Victor Hugo, Hauteville-House,
25 novembre 1861(In « Actes et paroles II, Pendant l’exil » Lettre au Capitaine Butler.)
Le goût de l’opium a déjà migré vers l’étranger. On trouve alors des fumeries à Paris, à Londres, dans les colonies d’Asie mais c’est une autre histoire…. L’Allemagne, L’Italie et surtout la Russie et le Japon s’engouffreront à leur tour dans la brèche lors de la Crise des Boxers et lors de la signature du Protocole de Beijing imposé en 1901, après le siège des légations. La Chine vit désormais sous un statut de semi-colonie, les derniers soubresauts de la dynastie conduiront bientôt à la Révolution de 1911. Pierre Loti, logé dans la Cité interdite abandonnée par l’Empereur, sera le témoin d’une ultime humiliation.

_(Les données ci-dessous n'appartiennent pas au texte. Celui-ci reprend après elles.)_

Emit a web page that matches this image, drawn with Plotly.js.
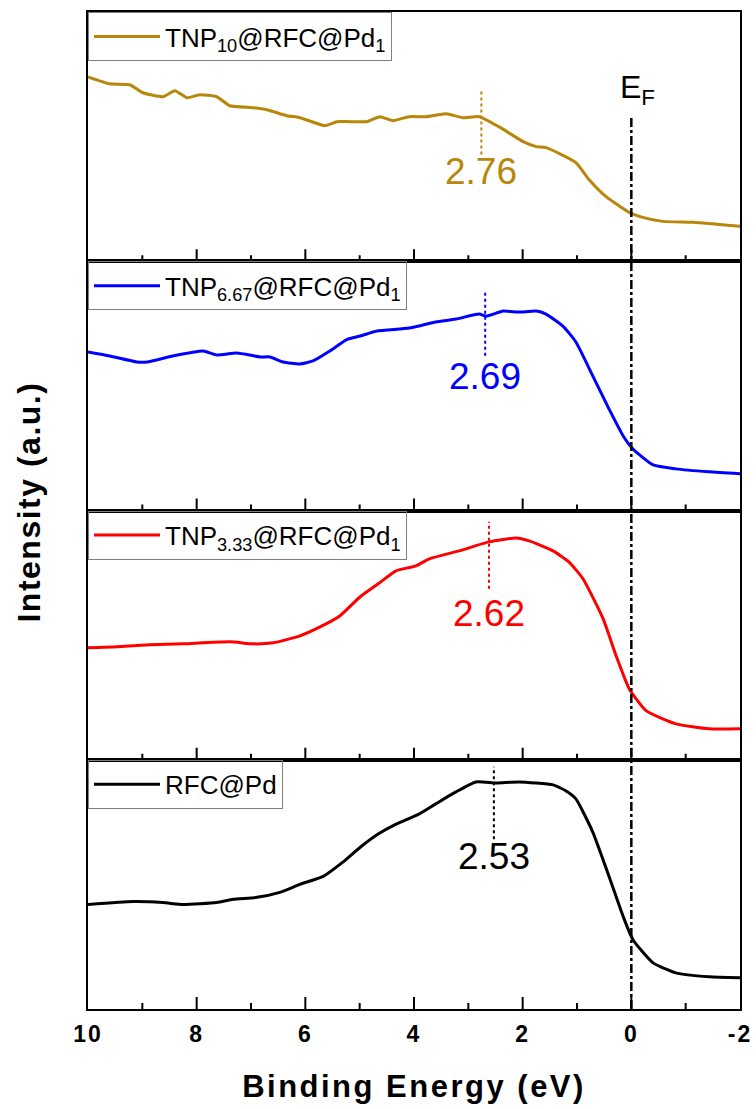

Les derniers vestiges du Palais d’été seront à nouveau pillés pendant l’expédition des Huit Nations en 1901. On imagine aisément la stupeur des soldats qui y découvrirent à cette occasion les canons offerts par Lord MacCartney en 1793… toujours empaquetés.
La Chine, longtemps à la pointe de l’innovation et créditée des Quatre Grandes Inventions, a cru pouvoir se passer d’étudier la technologie occidentale pour combattre un jour un potentiel ennemi. Les guerres de l’opium ont été une amère leçon à payer pour prix de cette politique.
On ne peut comprendre l’idéologie chinoise actuelle du retour à la grandeur ou l’insistance des dirigeants à réclamer le retour d’objets d’art, volés en 1860 et toujours exposés dans les musées étrangers, sans faire un détour par ces épisodes des guerres de l’opium.
Article écrit par Professeure Sophie Rochefort-Guillouet, basé sur son travail à la communication académique sur les guerres de l’opium à Rouen.